Another factor is expectations. A Bloomberg article yesterday seemed to support Schnabel’s view that the economy has progressed roughly along the lines forecasted by the ECB in June. This hardly makes the case for more easing for the time being and we think markets are expecting a cautiously optimistic tone.

This would make any dovish display more impactful from a rates point of view.

Technical tweaks as excess liquidity increases - the ECB could signal increased awareness at least

3-month Euribor hit another all-time low yesterday at -0.493%. It is closing in on the -0.5% deposit facility rate of the ECB which should in theory serve as a floor to fixings.

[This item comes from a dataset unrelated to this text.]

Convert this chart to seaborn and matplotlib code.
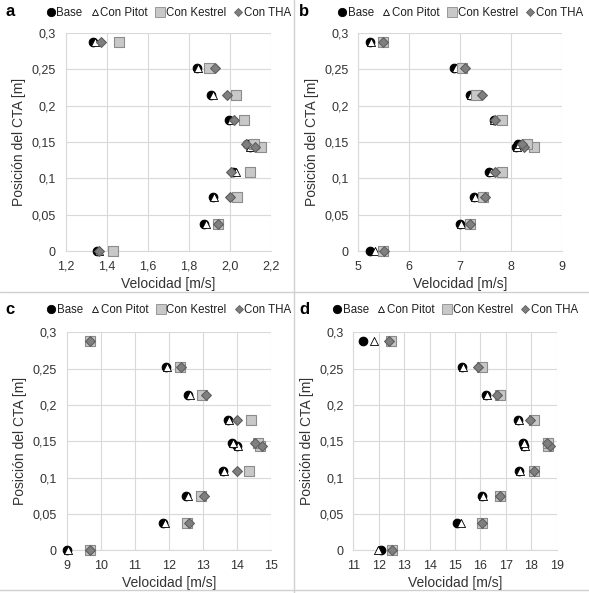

That is the rate at which banks can redeposit their excess liquidity at the central bank. In practice, the overnight rate €STR and 1m Euribor are already below the deposit facility rate – banks are charging those market participants without access to the facility for redepositing at the ECB and the rising excess liquidity, now approaching €3tn, is keeping the pressure on rates.

The ECB has partially alleviated the cost that the negative rate charged on the excess liquidity puts on banks by introducing tiered deposits. Six times the minimum reserve requirement is what banks are now allowed to deposit at zero charge before the -0.5% penalty rate kicks in, but that multiplier was fixed before the latest steep increase in excess liquidity.

Increasing the multiplier could thus be a technical tweak that might be considered and it could also lessen the downward pressure on Euribor rates. However, ECB officials have not signalled any urgency on that front. Furthermore, having provided banks €1.3tn in liquidity via the last TLTRO.III at a rate as low as -1% if certain requirements are met, could be viewed as an offsetting subsidy.

That said, the inclusion of a question on the multiplier in the ECB survey of monetary analysts for today’s meeting signals at least an increased awareness of the issue.

Today's events: ECB, supply, industrial production numbers

Today should prove an eventful session with Italy and Ireland carrying out auctions in the morning, as European countries release industrial production numbers.

The US Treasury auctions 30-year bonds today.